Foto: VTA Software & Service GmbH

Die Energiebranche steht vor großen Herausforderungen in der Distribution von Energieträgern. Dabei müssen Tanklager und Raffinerien Lösungen für die Anforderungen künftiger Lieferketten finden.

Die Versandlogistik, die häufig noch nach alten Standards arbeitet, sieht sich in diesem Prozess vielen Herausforderungen gegenüber. Neben den hohen Anforderungen an Logistikprozesse, insbesondere im Bereich Gefahrgüter, kommen die Auflagen zur Optimierung der CO2-Emissionen hinzu, die sich entlang der gesamten Lieferkette bemerkbar machen.

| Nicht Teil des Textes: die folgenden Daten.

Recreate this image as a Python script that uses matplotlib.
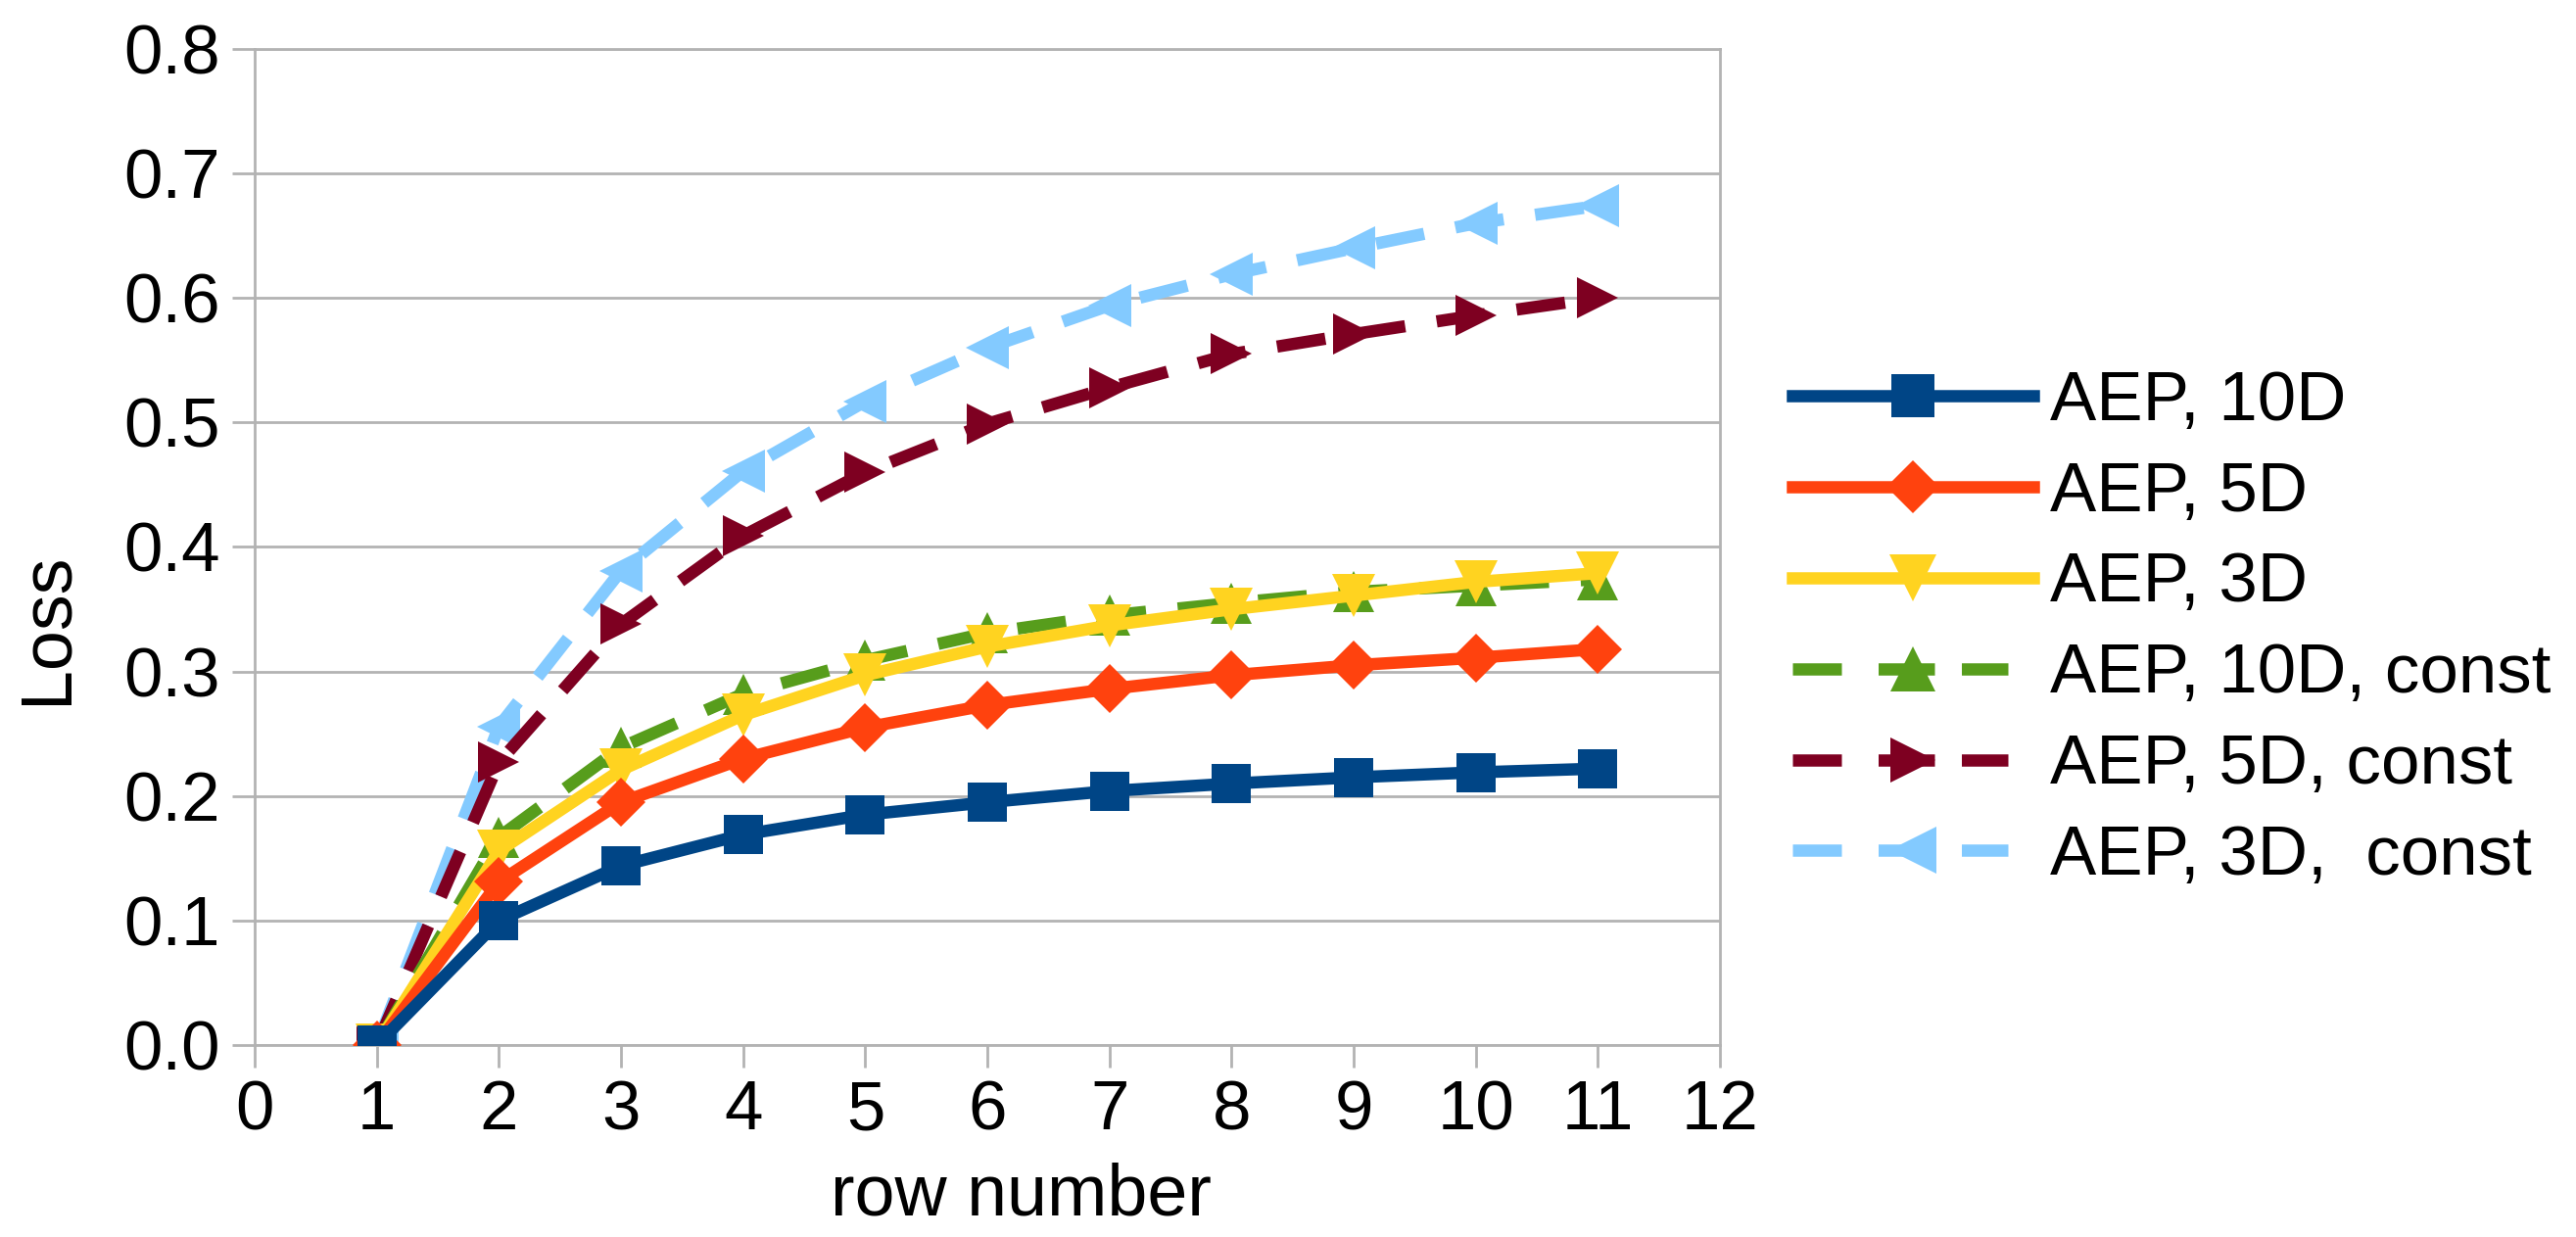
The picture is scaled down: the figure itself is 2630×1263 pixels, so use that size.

Johannes Kuhlmann, Geschäftsführer der VTA Software & Service GmbH, Gelsenkirchen, sieht einen Lösungsansatz für diese Herausforderungen in der Digitalisierung der Branche über alle Prozesse hinweg: vom Datenaustausch über sämtliche Logistikprozesse bis hin zu den Checklisten und Compliance-Themen. Dies erklärt er im Interview mit dem eot ausführlich. J. Kuhlmann beschreibt die VTA dabei als Pionier im Bereich IT-Lösungen für die Kraftstofflogistik und gibt Einblicke und Lösungsansätze für diese dynamische Phase des Wandels, in der sich die Branche derzeit befindet.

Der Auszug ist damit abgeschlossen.